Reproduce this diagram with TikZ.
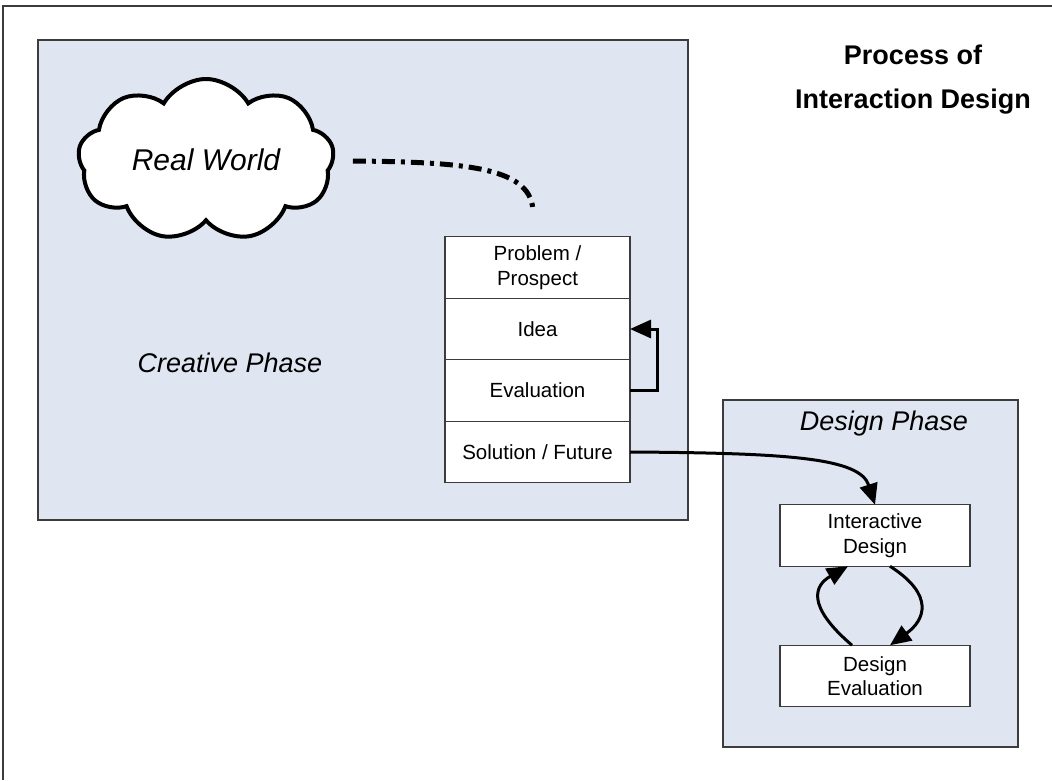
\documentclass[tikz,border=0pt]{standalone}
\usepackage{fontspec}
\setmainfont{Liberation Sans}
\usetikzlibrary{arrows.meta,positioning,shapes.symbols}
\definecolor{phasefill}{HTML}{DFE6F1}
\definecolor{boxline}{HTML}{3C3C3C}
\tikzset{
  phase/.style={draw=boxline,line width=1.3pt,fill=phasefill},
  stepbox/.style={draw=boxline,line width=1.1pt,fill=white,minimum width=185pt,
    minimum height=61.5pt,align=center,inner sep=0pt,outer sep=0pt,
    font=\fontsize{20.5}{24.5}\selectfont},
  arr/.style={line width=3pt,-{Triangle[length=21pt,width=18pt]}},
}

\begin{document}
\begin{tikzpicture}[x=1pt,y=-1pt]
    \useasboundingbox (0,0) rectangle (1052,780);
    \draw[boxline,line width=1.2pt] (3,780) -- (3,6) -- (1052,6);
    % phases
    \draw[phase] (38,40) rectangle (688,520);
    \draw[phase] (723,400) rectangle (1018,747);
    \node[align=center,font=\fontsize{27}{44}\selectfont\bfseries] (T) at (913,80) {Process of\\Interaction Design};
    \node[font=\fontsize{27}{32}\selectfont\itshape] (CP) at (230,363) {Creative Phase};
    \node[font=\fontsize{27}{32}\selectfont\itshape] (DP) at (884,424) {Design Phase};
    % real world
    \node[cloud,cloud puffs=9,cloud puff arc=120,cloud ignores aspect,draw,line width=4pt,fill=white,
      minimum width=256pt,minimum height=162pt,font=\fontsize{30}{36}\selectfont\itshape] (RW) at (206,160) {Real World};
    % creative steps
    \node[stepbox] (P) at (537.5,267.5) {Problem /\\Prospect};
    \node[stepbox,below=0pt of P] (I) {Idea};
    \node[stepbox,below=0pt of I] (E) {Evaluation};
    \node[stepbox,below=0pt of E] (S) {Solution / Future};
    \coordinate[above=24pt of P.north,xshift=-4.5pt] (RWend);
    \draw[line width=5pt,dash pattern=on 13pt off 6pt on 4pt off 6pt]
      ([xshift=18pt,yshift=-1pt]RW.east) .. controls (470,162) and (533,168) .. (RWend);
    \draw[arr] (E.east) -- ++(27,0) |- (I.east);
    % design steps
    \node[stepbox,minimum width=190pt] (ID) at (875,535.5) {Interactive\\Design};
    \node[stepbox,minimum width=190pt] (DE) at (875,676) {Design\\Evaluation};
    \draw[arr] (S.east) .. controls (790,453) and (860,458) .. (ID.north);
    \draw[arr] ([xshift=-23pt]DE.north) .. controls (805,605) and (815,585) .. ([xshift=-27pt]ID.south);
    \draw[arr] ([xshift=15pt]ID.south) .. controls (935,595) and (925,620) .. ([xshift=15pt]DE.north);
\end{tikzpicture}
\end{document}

━━━━

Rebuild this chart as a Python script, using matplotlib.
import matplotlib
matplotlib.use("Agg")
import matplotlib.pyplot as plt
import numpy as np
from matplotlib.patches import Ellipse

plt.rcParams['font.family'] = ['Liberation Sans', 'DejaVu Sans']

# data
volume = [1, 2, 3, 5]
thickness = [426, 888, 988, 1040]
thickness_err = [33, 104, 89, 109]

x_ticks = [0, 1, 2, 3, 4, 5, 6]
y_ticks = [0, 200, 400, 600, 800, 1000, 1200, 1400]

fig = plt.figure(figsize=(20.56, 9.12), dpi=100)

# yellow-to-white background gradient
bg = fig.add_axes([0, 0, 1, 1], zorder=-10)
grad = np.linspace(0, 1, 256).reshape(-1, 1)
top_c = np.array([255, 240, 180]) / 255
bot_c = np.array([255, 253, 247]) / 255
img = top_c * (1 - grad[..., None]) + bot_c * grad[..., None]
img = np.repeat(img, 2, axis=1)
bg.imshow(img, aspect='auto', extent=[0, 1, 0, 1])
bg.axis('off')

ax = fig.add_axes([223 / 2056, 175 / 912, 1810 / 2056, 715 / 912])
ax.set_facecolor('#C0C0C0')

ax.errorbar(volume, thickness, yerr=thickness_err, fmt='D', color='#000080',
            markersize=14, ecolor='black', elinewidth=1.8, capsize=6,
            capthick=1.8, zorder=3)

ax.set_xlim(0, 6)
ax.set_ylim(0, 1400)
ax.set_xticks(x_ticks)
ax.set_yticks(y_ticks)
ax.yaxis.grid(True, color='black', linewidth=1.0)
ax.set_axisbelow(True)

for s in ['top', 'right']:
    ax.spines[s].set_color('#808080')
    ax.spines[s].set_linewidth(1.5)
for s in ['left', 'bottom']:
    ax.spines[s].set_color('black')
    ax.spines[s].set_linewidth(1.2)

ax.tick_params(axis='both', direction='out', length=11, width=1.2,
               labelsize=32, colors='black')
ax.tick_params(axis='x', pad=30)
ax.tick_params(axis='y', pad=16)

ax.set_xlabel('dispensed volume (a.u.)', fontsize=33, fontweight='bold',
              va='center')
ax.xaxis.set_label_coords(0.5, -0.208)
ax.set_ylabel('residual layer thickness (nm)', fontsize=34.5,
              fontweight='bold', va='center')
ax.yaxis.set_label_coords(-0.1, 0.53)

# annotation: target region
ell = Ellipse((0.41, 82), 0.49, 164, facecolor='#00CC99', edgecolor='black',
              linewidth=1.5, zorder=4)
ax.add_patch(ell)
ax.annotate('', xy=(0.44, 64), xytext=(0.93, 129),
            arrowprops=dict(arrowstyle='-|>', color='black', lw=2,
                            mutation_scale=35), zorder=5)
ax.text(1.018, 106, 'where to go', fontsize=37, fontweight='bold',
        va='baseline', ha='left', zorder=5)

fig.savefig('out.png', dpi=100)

━━━━

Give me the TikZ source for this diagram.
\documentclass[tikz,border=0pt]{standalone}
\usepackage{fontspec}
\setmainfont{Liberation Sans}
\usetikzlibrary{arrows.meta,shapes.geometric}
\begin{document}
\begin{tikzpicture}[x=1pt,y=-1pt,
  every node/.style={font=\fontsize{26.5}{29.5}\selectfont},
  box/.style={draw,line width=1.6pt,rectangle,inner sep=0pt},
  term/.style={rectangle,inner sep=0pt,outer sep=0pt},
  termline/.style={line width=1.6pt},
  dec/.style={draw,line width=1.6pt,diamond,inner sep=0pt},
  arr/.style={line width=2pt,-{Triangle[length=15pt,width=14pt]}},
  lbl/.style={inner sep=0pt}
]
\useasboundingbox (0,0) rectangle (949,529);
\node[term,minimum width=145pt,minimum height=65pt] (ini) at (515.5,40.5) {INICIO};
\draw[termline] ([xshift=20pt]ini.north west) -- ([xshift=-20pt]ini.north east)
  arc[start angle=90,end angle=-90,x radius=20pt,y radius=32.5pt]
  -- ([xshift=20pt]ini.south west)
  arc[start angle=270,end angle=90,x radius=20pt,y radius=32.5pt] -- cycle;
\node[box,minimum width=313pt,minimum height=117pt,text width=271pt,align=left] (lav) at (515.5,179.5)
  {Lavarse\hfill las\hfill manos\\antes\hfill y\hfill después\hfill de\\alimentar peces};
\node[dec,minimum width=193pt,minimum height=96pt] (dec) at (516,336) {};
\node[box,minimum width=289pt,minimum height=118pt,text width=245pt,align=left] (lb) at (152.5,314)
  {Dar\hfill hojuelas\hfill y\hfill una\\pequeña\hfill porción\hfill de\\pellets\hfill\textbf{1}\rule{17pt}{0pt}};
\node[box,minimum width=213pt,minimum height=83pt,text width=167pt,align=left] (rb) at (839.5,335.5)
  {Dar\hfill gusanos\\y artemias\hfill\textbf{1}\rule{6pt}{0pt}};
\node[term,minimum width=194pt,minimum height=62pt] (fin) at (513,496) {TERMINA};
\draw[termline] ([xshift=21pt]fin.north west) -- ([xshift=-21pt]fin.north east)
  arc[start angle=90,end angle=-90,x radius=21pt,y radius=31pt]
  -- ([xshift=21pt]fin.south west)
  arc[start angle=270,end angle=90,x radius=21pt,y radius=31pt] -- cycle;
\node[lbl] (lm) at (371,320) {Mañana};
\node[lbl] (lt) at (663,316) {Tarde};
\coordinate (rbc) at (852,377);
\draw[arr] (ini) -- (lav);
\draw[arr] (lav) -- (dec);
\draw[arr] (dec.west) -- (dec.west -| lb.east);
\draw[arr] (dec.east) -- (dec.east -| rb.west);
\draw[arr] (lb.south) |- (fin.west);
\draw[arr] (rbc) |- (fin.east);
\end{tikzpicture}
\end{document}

━━━━

THE PROBLEM
Give back exactly the lines from the line that has "Rebuild this chart" to the line that has "plt.rcParams['font.family'] = ['Liberation", both included, and leave out all others.

COMPLETE OUTPUT
Rebuild this chart as a Python script, using matplotlib.
import matplotlib
matplotlib.use("Agg")
import matplotlib.pyplot as plt
import numpy as np
from matplotlib.patches import Ellipse

plt.rcParams['font.family'] = ['Liberation Sans', 'DejaVu Sans']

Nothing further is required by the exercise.